Extract, in full, the lines below, beginning at the first and ending with the line that contains "(cas) at (457,285)". Pictures do not belong in the copy.
Begin
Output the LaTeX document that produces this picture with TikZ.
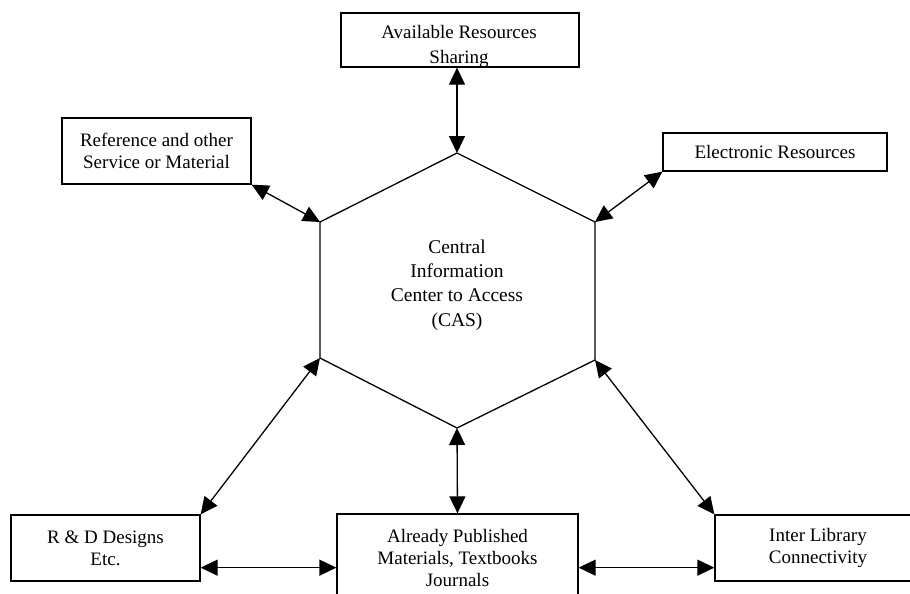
\documentclass[tikz,border=0pt]{standalone}
\usepackage{fontspec}
\setmainfont{Liberation Serif}
\usetikzlibrary{arrows.meta}

\tikzset{
  infobox/.style={draw, rectangle, line width=1.3pt, align=center, inner sep=0pt,
    font=\fontsize{19}{22}\selectfont},
  boxtext/.style={align=center, inner sep=0pt, font=\fontsize{19}{25}\selectfont},
  twoway/.style={{Triangle[length=17pt,width=16pt]}-{Triangle[length=17pt,width=16pt]}, line width=1.3pt},
}

\begin{document}
\begin{tikzpicture}[x=1pt,y=-1pt]
    \clip (0,0) rectangle (910,594);

    % Central hexagon
    \coordinate (hexT) at (457,153);
    \coordinate (hexUR) at (595,222);
    \coordinate (hexLR) at (595,360);
    \coordinate (hexB) at (457,428);
    \coordinate (hexLL) at (320,358);
    \coordinate (hexUL) at (320,222);
    \draw[line width=1.3pt] (hexT) -- (hexUR) -- (hexLR) -- (hexB) -- (hexLL) -- (hexUL) -- cycle;
    \node[boxtext, font=\fontsize{19.5}{24.3}\selectfont] (cas) at (457,285) {Central\\Information\\Center to Access\\(CAS)};

    % Boxes round it
    \node[infobox, minimum width=238pt, minimum height=54pt] (avail) at (460,40) {};
    \node[boxtext] (availtext) at (459,46) {Available Resources\\Sharing};
    \node[infobox, minimum width=189pt, minimum height=66pt] (ref) at (156.5,151) {Reference and other\\Service or Material};
    \node[infobox, minimum width=224pt, minimum height=38pt] (elec) at (775,152) {Electronic Resources};
    \node[infobox, minimum width=189pt, minimum height=66pt] (rd) at (105.5,548) {R \& D Designs\\Etc.};
    \node[infobox, minimum width=241pt, minimum height=88pt] (pub) at (457.5,558) {Already Published\\Materials, Textbooks\\Journals};
    \node[infobox, minimum width=206pt, minimum height=66pt] (inter) at (818,548) {Inter Library\\Connectivity};

    % Arrows
    \draw[twoway] (avail.south -| hexT) -- (hexT);
    \foreach \from/\to in {ref.south east/hexUL, elec.south west/hexUR, hexLL/rd.north east, hexLR/inter.north west, hexB/pub.north} {
      \draw[twoway] (\from) -- (\to);
    }
    \draw[twoway] ([yshift=14pt]rd.south east) -- ([yshift=14pt]rd.south east -| pub.west);
    \draw[twoway] ([yshift=14pt]rd.south east -| pub.east) -- ([yshift=14pt]rd.south east -| inter.west);
\end{tikzpicture}
\end{document}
End
» RESULT OF THE TASK:
Output the LaTeX document that produces this picture with TikZ.
\documentclass[tikz,border=0pt]{standalone}
\usepackage{fontspec}
\setmainfont{Liberation Serif}
\usetikzlibrary{arrows.meta}

\tikzset{
  infobox/.style={draw, rectangle, line width=1.3pt, align=center, inner sep=0pt,
    font=\fontsize{19}{22}\selectfont},
  boxtext/.style={align=center, inner sep=0pt, font=\fontsize{19}{25}\selectfont},
  twoway/.style={{Triangle[length=17pt,width=16pt]}-{Triangle[length=17pt,width=16pt]}, line width=1.3pt},
}

\begin{document}
\begin{tikzpicture}[x=1pt,y=-1pt]
    \clip (0,0) rectangle (910,594);

    % Central hexagon
    \coordinate (hexT) at (457,153);
    \coordinate (hexUR) at (595,222);
    \coordinate (hexLR) at (595,360);
    \coordinate (hexB) at (457,428);
    \coordinate (hexLL) at (320,358);
    \coordinate (hexUL) at (320,222);
    \draw[line width=1.3pt] (hexT) -- (hexUR) -- (hexLR) -- (hexB) -- (hexLL) -- (hexUL) -- cycle;
    \node[boxtext, font=\fontsize{19.5}{24.3}\selectfont] (cas) at (457,285) {Central\\Information\\Center to Access\\(CAS)};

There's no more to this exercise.